ICNK Looks to Future of UNHRC Challenge

As reported by Daily NK, the International Coalition to Stop Crimes against Humanity in North Korea (ICNK) today launched a new effort to bring pressure upon the authorities in Pyongyang to halt the perpetration of extreme human rights abuses against the North Korean people.

At a news conference in Seoul this morning featuring Jared Genser of Perseus Strategies, Ben Rodgers of Christian Solidarity Worldwide and the international affairs head of Open Radio for North Korea, Kwon Eun Kyoung, ICNK announced that it has submitted a petition to the UN urging it to step up its work on North Korea, notably via the use of its ‘Special Procedures’ mechanism.

In a statement, the organization explained why it has taken the step, noting that “for too long North Korea has not only denied any wrongdoing, it has also continued to ignore and repeatedly reject recommendations by the international community to take action.”

In a second step this afternoon, the 40-member strong ICNK also held an international conference focusing on the challenges of pushing the North Korea issue at the UN, featuring presentations by, among others, Genser, Kang Cheol Hwan, the defector president of North Korea Strategy Center, David Knaute of the International Federation for Human Rights and Jack Rendler, the North Korea country specialist for Amnesty International, alongside an emotional video message for his father by a second defector with experience of the harsh life inside a North Korean prison camp, Shin Dong Hyuk.

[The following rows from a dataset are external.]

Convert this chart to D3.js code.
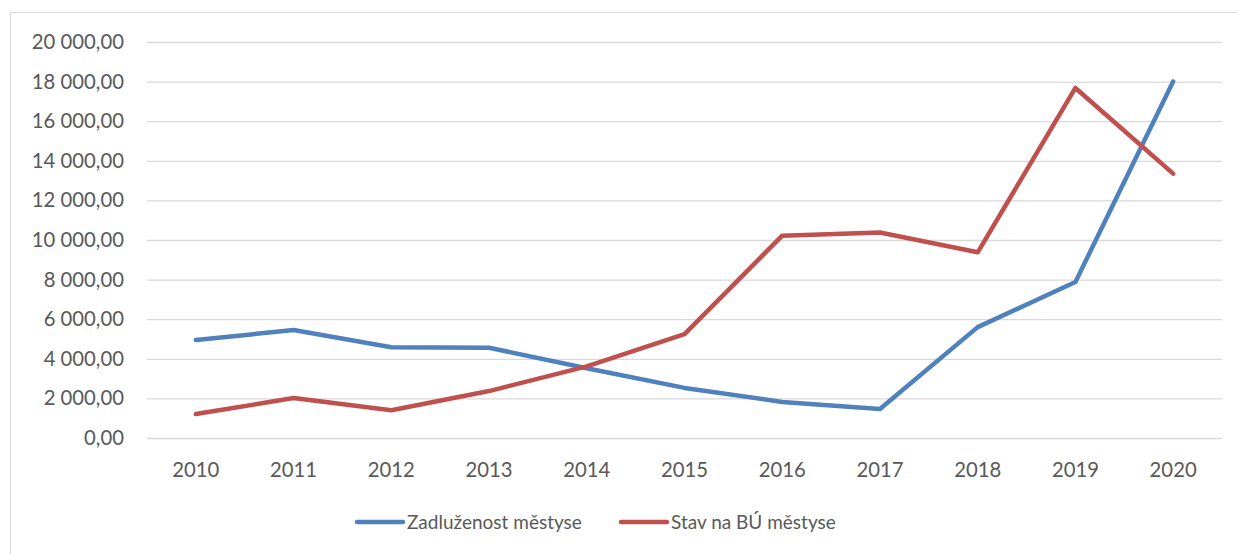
<!DOCTYPE html>
<html>
<head>
<meta charset="utf-8">
<script src="https://cdn.jsdelivr.net/npm/d3@7"></script>
<style>
  html, body { margin: 0; padding: 0; background: #fff; }
  svg text { font-family: Lato, "Open Sans", sans-serif; fill: #595959; }
</style>
</head>
<body>
<svg id="chart" width="1237" height="554"></svg>
<script>
// Years on the category axis
const years = ["2010","2011","2012","2013","2014","2015","2016","2017","2018","2019","2020"];
// Municipal debt (Zadluženost městyse)
const debt = [4950, 5450, 4580, 4560, 3520, 2530, 1820, 1460, 5600, 7880, 18000];
// Bank account balance (Stav na BÚ městyse)
const balance = [1210, 2020, 1400, 2370, 3620, 5250, 10220, 10380, 9380, 17680, 13350];
// Value axis ticks
const yTicks = [0, 2000, 4000, 6000, 8000, 10000, 12000, 14000, 16000, 18000, 20000];

const seriesNames = ["Zadluženost městyse", "Stav na BÚ městyse"];
const seriesColors = ["#4F81BD", "#C0504D"];

const svg = d3.select("#chart");

// outer chart frame
svg.append("rect")
  .attr("x", 10.5).attr("y", 12.5)
  .attr("width", 1240).attr("height", 560)
  .attr("fill", "none").attr("stroke", "#d9d9d9").attr("stroke-width", 1);

const plot = { left: 147, right: 1222, top: 42, bottom: 438 };

const x = d3.scaleBand().domain(years).range([plot.left, plot.right]);
const y = d3.scaleLinear().domain([0, 20000]).range([plot.bottom, plot.top]);

const fmt = v => {
  const s = d3.format(",.2f")(v);
  return s.replace(/,/g, " ").replace(".", ",");
};

// horizontal gridlines + value labels
const yAxis = d3.axisLeft(y).tickValues(yTicks)
  .tickSize(-(plot.right - plot.left)).tickPadding(23).tickFormat(fmt);
const gy = svg.append("g").attr("transform", `translate(${plot.left},0)`).call(yAxis);
gy.select(".domain").remove();
gy.selectAll(".tick line").attr("stroke", "#d9d9d9").attr("stroke-width", 1.3);
gy.selectAll(".tick text").attr("font-size", 20.3).attr("fill", "#595959");

// category labels
const xAxis = d3.axisBottom(x).tickSize(0).tickPadding(25);
const gx = svg.append("g").attr("transform", `translate(0,${plot.bottom})`).call(xAxis);
gx.select(".domain").remove();
gx.selectAll(".tick text").attr("font-size", 20.3).attr("fill", "#595959");

const line = d3.line()
  .x((d, i) => x(years[i]) + x.bandwidth() / 2)
  .y(d => y(d));

[debt, balance].forEach((vals, k) => {
  svg.append("path")
    .datum(vals)
    .attr("d", line)
    .attr("fill", "none")
    .attr("stroke", seriesColors[k])
    .attr("stroke-width", 4.5)
    .attr("stroke-linejoin", "round")
    .attr("stroke-linecap", "round");
});

// legend
const legendItems = [{ x: 357 }, { x: 621 }];
legendItems.forEach((it, k) => {
  const g = svg.append("g").attr("transform", `translate(${it.x},522)`);
  g.append("line").attr("x1", 0).attr("x2", 46).attr("y1", 0).attr("y2", 0)
    .attr("stroke", seriesColors[k]).attr("stroke-width", 4.5).attr("stroke-linecap", "round");
  g.append("text").attr("x", 50).attr("y", 0).attr("dy", "0.35em")
    .attr("font-size", 19).text(seriesNames[k]);
});
</script>
</body>
</html>
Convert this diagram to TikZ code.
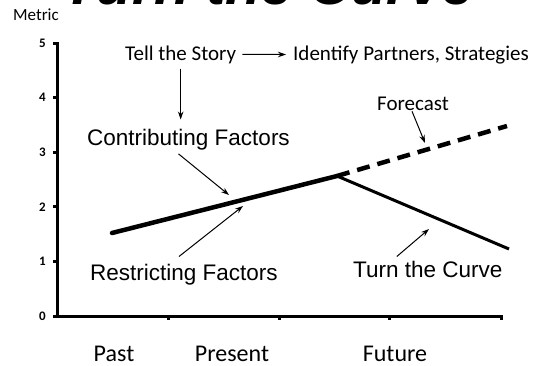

Speaking with Daily NK during the event, Jared Genser explained the reason for the new moves by the coalition, saying, “There has been lots of reporting but not much action. My hope is that this petition that we filed today will provide a galvanizing opportunity to utilize all the human rights mechanisms that are part of the UN system for the first time to address the gulag system, which is probably the most severe set of violations in North Korea.”

“There is a precedent for doing this; it was done once before in the case of Guantanamo Bay in Cuba,” he added. “And what happened with Guantanamo was a 50-page report with 200 pages of footnotes and several dozen recommendations; we want to get the UN human rights machinery on record with conclusions of fact and conclusions of law as specific recommendations for North Korea.”

“Once that’s all in the system and on record it is going to be much harder for governments within the UN to fail to do anything to address the impunity with which the government of North Korea responds,” he concluded, adding that while the UN isn’t doing enough, “We’re going to give them an opportunity to do more.”